### Supplied information ###

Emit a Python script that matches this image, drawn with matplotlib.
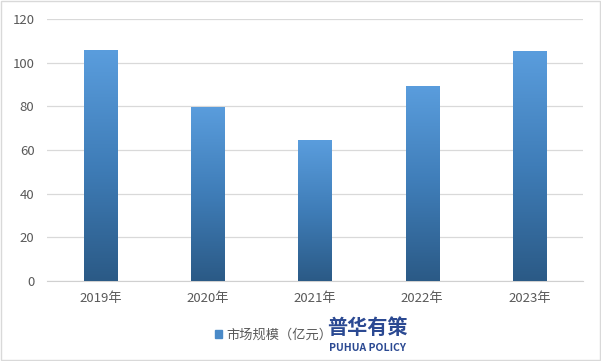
import numpy as np
import matplotlib.pyplot as plt
from matplotlib.colors import LinearSegmentedColormap
from matplotlib.patches import Patch

plt.rcParams['font.family'] = ['Noto Sans CJK SC', 'DejaVu Sans']

years = ['2019年', '2020年', '2021年', '2022年', '2023年']
market_size = [105.8, 79.8, 64.6, 89.4, 105.4]
series_name = '市场规模（亿元）'

fig = plt.figure(figsize=(6.01, 3.61), dpi=100)
ax = fig.add_axes([0.078, 0.222, 0.892, 0.725])

x = np.arange(len(years))
bars = ax.bar(x, market_size, width=0.31, color='none', zorder=3)

# gradient fill per bar (light top, dark bottom)
cmap = LinearSegmentedColormap.from_list('blue_grad', ['#2B5A86', '#3F7DB8', '#5A9DDD'])
grad = np.linspace(0, 1, 256).reshape(-1, 1)
for b in bars:
    x0, w, h = b.get_x(), b.get_width(), b.get_height()
    im = ax.imshow(grad, cmap=cmap, origin='lower', aspect='auto',
                   extent=[x0, x0 + w, 0, h], zorder=3)
    im.set_clip_path(b)

ax.set_xlim(-0.5, len(years) - 0.5)
ax.set_ylim(0, 120)
ax.set_yticks(range(0, 121, 20))
ax.set_xticks(x)
ax.set_xticklabels(years)
ax.yaxis.grid(True, color='#D9D9D9', linewidth=0.9, zorder=0)
ax.set_axisbelow(True)
for s in ['top', 'right', 'left']:
    ax.spines[s].set_visible(False)
ax.spines['bottom'].set_color('#D0D0D0')
ax.tick_params(axis='both', length=0, colors='#595959', labelsize=9.5)
ax.tick_params(axis='x', pad=8)
ax.tick_params(axis='y', pad=9)

leg = fig.legend(handles=[Patch(color='#4A8AC8', label=series_name)],
                 loc='center', bbox_to_anchor=(0.455, 0.072), frameon=False,
                 fontsize=9.5, handlelength=0.6, handleheight=0.6, handletextpad=0.3)
for t in leg.get_texts():
    t.set_color('#595959')

# watermark
fig.text(0.612, 0.093, '普华有策', ha='center', va='center', fontsize=14.5,
         fontweight='bold', color='#1F3F8C', alpha=0.95)
fig.text(0.612, 0.036, 'PUHUA POLICY', ha='center', va='center', fontsize=7.5,
         fontweight='bold', color='#1F3F8C', alpha=0.95)

# outer frame
fig.patches.append(plt.Rectangle((0.002, 0.003), 0.996, 0.994, transform=fig.transFigure,
                                 fill=False, edgecolor='#D9D9D9', linewidth=1))

fig.savefig('out.png', dpi=100)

###

## Exercise description
Leave the pictures out and reproduce exactly the lines from the top of the listing above through the line with "width=0.31, color='none', zorder=3)".

## Response to this exercise
Emit a Python script that matches this image, drawn with matplotlib.
import numpy as np
import matplotlib.pyplot as plt
from matplotlib.colors import LinearSegmentedColormap
from matplotlib.patches import Patch

plt.rcParams['font.family'] = ['Noto Sans CJK SC', 'DejaVu Sans']

years = ['2019年', '2020年', '2021年', '2022年', '2023年']
market_size = [105.8, 79.8, 64.6, 89.4, 105.4]
series_name = '市场规模（亿元）'

fig = plt.figure(figsize=(6.01, 3.61), dpi=100)
ax = fig.add_axes([0.078, 0.222, 0.892, 0.725])

x = np.arange(len(years))
bars = ax.bar(x, market_size, width=0.31, color='none', zorder=3)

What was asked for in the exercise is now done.